Despite a nonsensical situation in which creches, schools and colleges in the Republic are closed but those a mile across the border remain open, Mrs Foster said on Friday that it wasn't the right time to make a decisive move.

"I can't answer as to why Michelle has decided she needs to go in this direction," she said. Perhaps common sense and an awareness of basic geography?

The public spat - which happened as camera crews and journalists were gathering in the Great Hall in Stormont ahead of the publication of the RHI report - meant that when the text of Sir Patrick Coghlin's lengthy document was released its impact was more low-speed collision on a Barry's bumper car than a ride on the Big Dipper.

The general mildness of the language - describing former DUP special adviser Andrew Crawford's behaviour in sharing confidential information with his family, three of whom were beneficiaries of the RHI scheme, as "totally unacceptable" was as strong as it got - came as something of a surprise given Sir Patrick's often blunt interventions during the inquiry hearings.

Those lengthy sessions were frequently marked by Sir Patrick expressing himself in strong terms, cutting off former Department of Enterprise, Trade and Industry minister Jonathan Bell when it became clear the DUP man's evidence was less a factual account of events than an airing of grievances akin to Father Ted's speech when he won the Golden Cleric.

Mr Bell's incendiary evidence in September 2018, during which, apropos of nothing, he claimed his former special adviser Timothy Cairns outlined "inappropriately and in garish and lurid detail the sexual misbehaviour of two DUP ministers", was one of the standout moments in a fascinating series of revelations.

The strange fluctuations in Mr Bell's powers of recall meant that he could remember every personal slight but not any information which would have actually aided the inquiry.

Despite his headline-grabbing contributions, he warranted just a few paragraphs in the final 656-page report. Undoubtedly the former minister will be left musing: 'I am big, it's the independent inquiry reports that got small.'

Several commentators have suggested that Mrs Foster, who was the minister in charge when her department launched the scheme, got off lightly.

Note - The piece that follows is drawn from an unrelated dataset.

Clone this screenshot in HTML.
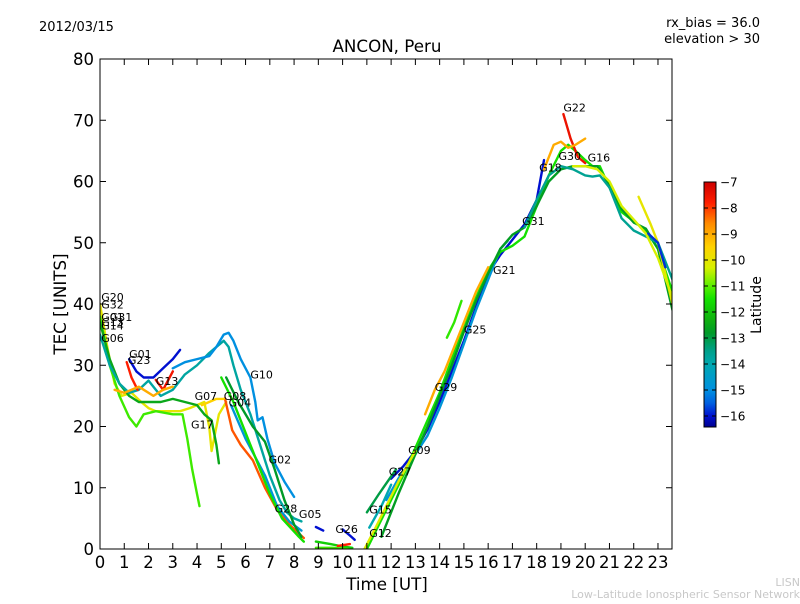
<!DOCTYPE html>
<html><head><meta charset="utf-8"><style>
body{margin:0;background:#fff;width:800px;height:600px;overflow:hidden;font-family:"DejaVu Sans","Liberation Sans",sans-serif}
</style></head><body>
<svg id="chart" width="800" height="600" xmlns="http://www.w3.org/2000/svg" font-family="DejaVu Sans, Liberation Sans, sans-serif">
<defs>
<linearGradient id="cbg" x1="0" y1="0" x2="0" y2="1">
</linearGradient>
<clipPath id="pc"><rect x="100" y="59" width="572" height="490"/></clipPath>
</defs>
<text x="39" y="31" font-size="13">2012/03/15</text>
<text x="760" y="27" font-size="13" text-anchor="end">rx_bias = 36.0</text>
<text x="760" y="43" font-size="13" text-anchor="end">elevation &gt; 30</text>
<text x="387" y="52" font-size="16.7" text-anchor="middle">ANCON, Peru</text>
<text x="387" y="590" font-size="16.7" text-anchor="middle">Time [UT]</text>
<text x="0" y="0" font-size="16.7" text-anchor="middle" transform="translate(66,304) rotate(-90)">TEC [UNITS]</text>
<g id="tracks" clip-path="url(#pc)"></g>
<g id="labels" font-size="11"></g>
<rect x="100" y="59" width="572" height="490" fill="none" stroke="#000" stroke-width="1"/>
<g id="axes"></g>
<rect x="704" y="182" width="12" height="245" fill="url(#cbg)" stroke="#000" stroke-width="1"/>
<g id="cbticks" font-size="12"></g>
<text x="0" y="0" font-size="14" text-anchor="middle" transform="translate(761,305) rotate(-90)">Latitude</text>
<text x="800" y="586" font-size="11" fill="#c8c8c8" text-anchor="end">LISN</text>
<text x="800" y="598" font-size="11" fill="#c8c8c8" text-anchor="end">Low-Latitude Ionospheric Sensor Network</text>
</svg>
<script>
const xTicks=[0,1,2,3,4,5,6,7,8,9,10,11,12,13,14,15,16,17,18,19,20,21,22,23];
const yTicks=[0,10,20,30,40,50,60,70,80];
const cbTicks=[-7,-8,-9,-10,-11,-12,-13,-14,-15,-16];
const trackLats=[-10,-11.2,-12.5,-13.8,-15,-16,-7.8,-7.6,-9,-8.2,-14.8,-11.5,-12.8,-16,-9.5,-11.8,-16,-7.8,-11.2,-16,-14.8,-11.5,-9,-12.7,-13.6,-10,-11.3,-7.5,-9,-10.3,-13,-14,-10.2,-15.8];
const trackData=[
[[0,40],[0.3,33],[0.6,27],[0.9,25],[1.3,25.5],[1.7,24],[2.0,23],[2.3,22.5],[2.8,22.5],[3.3,22.5],[3.7,23],[4.0,23.5],[4.3,24],[4.5,20],[4.6,16],[4.7,18],[4.9,22],[5.2,24]],
[[0,38],[0.4,30],[0.8,25],[1.2,21.5],[1.5,20],[1.8,22],[2.3,22.5],[3.0,22],[3.4,22],[3.6,18],[3.8,13],[4.0,9],[4.1,7]],
[[0,37],[0.4,31],[0.8,27],[1.2,25],[1.6,24],[2.5,24],[3,24.5],[3.5,24],[4.0,23.5],[4.3,22],[4.6,21],[4.8,17],[4.9,14]],
[[0,35],[0.4,30],[0.8,27],[1.2,25.5],[1.6,26],[2.0,27.5],[2.5,25],[3.0,26],[3.5,28.5],[4.0,30],[4.5,32],[4.8,33],[5.1,34],[5.3,33],[5.5,30],[5.8,26],[6.2,22],[6.6,17],[7.0,12],[7.4,8],[7.7,6],[8.0,5],[8.3,4.5]],
[[3.0,29.5],[3.5,30.5],[4,31],[4.5,31.5],[4.8,33],[5.1,35],[5.3,35.3],[5.5,34],[5.8,31],[6.2,28],[6.4,24],[6.5,21],[6.7,21.5],[6.9,18],[7.2,14],[7.6,11],[8.0,8.5]],
[[1.2,31],[1.5,29],[1.8,28],[2.2,28],[2.6,29.5],[3.0,31],[3.3,32.5]],
[[1.1,30.5],[1.3,28],[1.55,26]],
[[2.3,27.6],[2.6,26],[3.0,29]],
[[0.6,26],[1.0,25.5],[1.6,26.5],[2.2,25],[2.6,26],[3.0,26.5]],
[[5.15,24.6],[5.45,19.4],[5.8,17],[6.3,14.5],[6.8,10],[7.3,6.4],[7.8,4],[8.4,1.8]],
[[5.4,23.5],[6,18],[6.8,12],[7.3,7],[7.8,4.5],[8.3,3]],
[[5.0,28],[5.5,24],[6.2,17],[7,9],[7.5,5],[8.2,2],[8.4,1.2]],
[[5.2,28],[5.7,24],[6.3,20],[6.8,17.5],[7.2,13],[7.6,8],[8.0,4],[8.3,2]],
[[8.9,3.6],[9.2,3.0]],
[[4.2,23.5],[4.8,24.5],[5.1,24.5]],
[[8.9,1.2],[9.5,0.8],[10,0.4],[10.4,0.2]],
[[10,3.2],[10.3,2.2],[10.5,1.5]],
[[9.8,0.5],[10.3,0.8]],
[[8.9,0.2],[9.6,0.2],[10.2,0]],
[[12,11.5],[12.5,13.5],[13,16],[13.5,19.5],[14,24],[14.5,29],[15,34],[15.5,39.5],[16,45],[16.5,48],[17,50.5],[17.5,53],[18,57],[18.3,63.5]],
[[11.8,8],[12.3,11.5],[13,15.5],[13.5,18.5],[14,23],[14.5,28],[15,33.5],[15.5,39],[16,44],[16.5,49],[16.8,50.3]],
[[11,0],[11.5,4],[12,8],[12.5,12],[13,16.5],[13.5,21],[14,25.5],[14.5,31],[15,36],[15.5,41],[16,45.5],[16.5,48.5],[17,49.5],[17.5,51],[18,56],[18.5,61],[19,65],[19.3,66],[19.6,65],[20,63.5],[20.3,62.5],[20.6,62.5],[21,59],[21.5,55],[22,53.5],[22.5,52],[23,49],[23.6,42]],
[[13.4,22],[13.8,26],[14.2,29],[14.6,33],[15,37],[15.5,42],[16,46]],
[[11.6,2],[12.3,9],[13,15.5],[13.5,20],[14,25],[14.5,30],[15,35.5],[15.5,40.5],[16,45],[16.5,49],[17,51.3],[17.5,52.5],[18,56],[18.5,60],[19,62],[19.5,62.5],[20,62.5],[20.5,62.5],[21,59.5],[21.5,55.5],[22,53.3],[22.5,52.3],[23,49],[23.6,39]],
[[17.5,52.5],[18,57],[18.5,61],[19,62.5],[19.5,62],[20,61],[20.3,60.8],[20.6,61],[21,59],[21.5,54],[22,52],[22.5,51],[23,50],[23.6,44]],
[[22.2,57.5],[22.7,53],[23,50],[23.6,40]],
[[14.3,34.5],[14.6,37],[14.9,40.5]],
[[19.1,71],[19.4,67],[19.7,64],[20,63]],
[[18.3,62],[18.7,66],[19.0,66.5],[19.3,65.5],[19.6,66],[20,67]],
[[19.5,62.5],[20,62.5],[20.5,62],[21,60],[21.5,56],[22,53.8],[22.5,51.5],[23,47.5],[23.6,41]],
[[11.0,6],[11.5,9],[12.2,13]],
[[11.1,3.5],[11.6,7],[12,10.5]],
[[10.9,0],[11.3,3],[11.8,7],[12.3,11],[13,16]],
[[22.6,51.5],[23,50],[23.3,46]]
];
const NS="http://www.w3.org/2000/svg";
const X0=100,XS=24.26,Y0=549,YS=6.125;
function xs(t){return X0+t*XS;}
function ys(v){return Y0-v*YS;}
const cStops=[[-7,[204,0,0]],[-7.8,[255,30,0]],[-8.6,[255,140,0]],[-9.5,[255,210,0]],[-10.3,[215,240,0]],[-11,[90,240,0]],[-11.5,[20,225,0]],[-12.3,[16,176,16]],[-12.8,[0,154,40]],[-13.5,[0,160,138]],[-14,[0,168,176]],[-15,[0,144,224]],[-15.5,[0,96,224]],[-16,[0,16,208]],[-16.42,[0,0,144]]];
function col(l){for(let i=0;i<cStops.length-1;i++){const a=cStops[i],b=cStops[i+1];if(l<=a[0]&&l>=b[0]){const f=(a[0]-l)/(a[0]-b[0]);const c=a[1].map((v,k)=>Math.round(v+(b[1][k]-v)*f));return `rgb(${c})`;}}return l>-7?'rgb(204,0,0)':'rgb(0,0,144)';}
function mk(tag,attrs,parent){const e=document.createElementNS(NS,tag);for(const k in attrs)e.setAttribute(k,attrs[k]);parent.appendChild(e);return e;}
const grad=document.getElementById('cbg');
cStops.forEach(s=>{mk('stop',{offset:((-7-s[0])/9.42).toFixed(3),'stop-color':col(s[0])},grad);});
const tg=document.getElementById('tracks');
trackData.forEach((tr,i)=>{
 const p=mk('polyline',{points:tr.map(d=>xs(d[0]).toFixed(1)+','+ys(d[1]).toFixed(1)).join(' '),fill:'none',stroke:col(trackLats[i]),'stroke-width':2.4,'stroke-linejoin':'round','stroke-linecap':'round'},tg);
 
 
});
const satLabels=[["G20",0.05,40.5],["G32",0.05,39.3],["G01",0.05,37.2],["G31",0.4,37.2],["G13",0.05,36.4],["G14",0.05,35.8],["G06",0.05,33.8],["G01",1.2,31.2],["G23",1.15,30.2],["G13",2.3,26.8],["G07",3.9,24.3],["G08",5.1,24.3],["G04",5.3,23.3],["G17",3.75,19.7],["G10",6.2,27.8],["G02",6.95,14],["G28",7.2,6],["G05",8.2,5.1],["G26",9.7,2.6],["G12",11.1,2],["G15",11.1,5.8],["G27",11.9,12],["G09",12.7,15.5],["G29",13.8,25.8],["G25",15,35.2],["G21",16.2,44.9],["G31",17.4,52.9],["G18",18.1,61.6],["G22",19.1,71.4],["G30",18.9,63.5],["G16",20.1,63.3]];
const lg=document.getElementById('labels');
satLabels.forEach(s=>{const t=mk('text',{x:xs(s[1]),y:ys(s[2])},lg);t.textContent=s[0];
 
 });
const ag=document.getElementById('axes');
xTicks.forEach(v=>{const x=xs(v);
 mk('line',{x1:x,x2:x,y1:549,y2:543,stroke:'#000'},ag);mk('line',{x1:x,x2:x,y1:59,y2:65,stroke:'#000'},ag);
 const t=mk('text',{x:x,y:568,'font-size':16.5,'text-anchor':'middle'},ag);t.textContent=v;
 
 });
yTicks.forEach(v=>{const y=ys(v);
 mk('line',{x1:100,x2:106,y1:y,y2:y,stroke:'#000'},ag);mk('line',{x1:672,x2:666,y1:y,y2:y,stroke:'#000'},ag);
 const t=mk('text',{x:94,y:y+6,'font-size':16.5,'text-anchor':'end'},ag);t.textContent=v;
 
 });
const cg=document.getElementById('cbticks');
cbTicks.forEach(v=>{const y=182+(-7-v)*26;
 mk('line',{x1:704,x2:708,y1:y,y2:y,stroke:'#000'},cg);mk('line',{x1:716,x2:712,y1:y,y2:y,stroke:'#000'},cg);
 const t=mk('text',{x:720,y:y+4.5},cg);t.textContent='\u2212'+(-v);
 
 });
</script>
</body></html>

Essentially Sir Patrick concluded that she and Mr Crawford hadn't done their jobs properly by not investigating the best possible options for the scheme.

She told the inquiry she had not read the regulations before bringing them to the assembly, an omission the report highlighted as falling short of "a core part of a minister's job".

But what was more worrying is that the report once again highlighted serious failings on behalf of the civil service - including not properly looking at the details of the scheme, ignoring repeated warnings from a whistleblower, concentrating on administrative rather than overall costs and being slow to act when problems were highlighted.

The one-way flow of information from DETI officials to industry about the RHI scheme displayed a disturbing culture in which civil servants "revealed a lack of commercial awareness". And yet no-one, not even Mr Crawford, has faced any official sanction.

In the assembly on Monday, finance minister Conor Murphy said he was setting up an independent panel to identify any potential misconduct by civil servants in relation to the RHI - although whether this has any teeth remains to be seen.

What is most badly needed is a root and branch reform of the whole civil service with better accountability structures.

The truth is that everyone named in the report got off lightly because no-one has suffered any real consequences.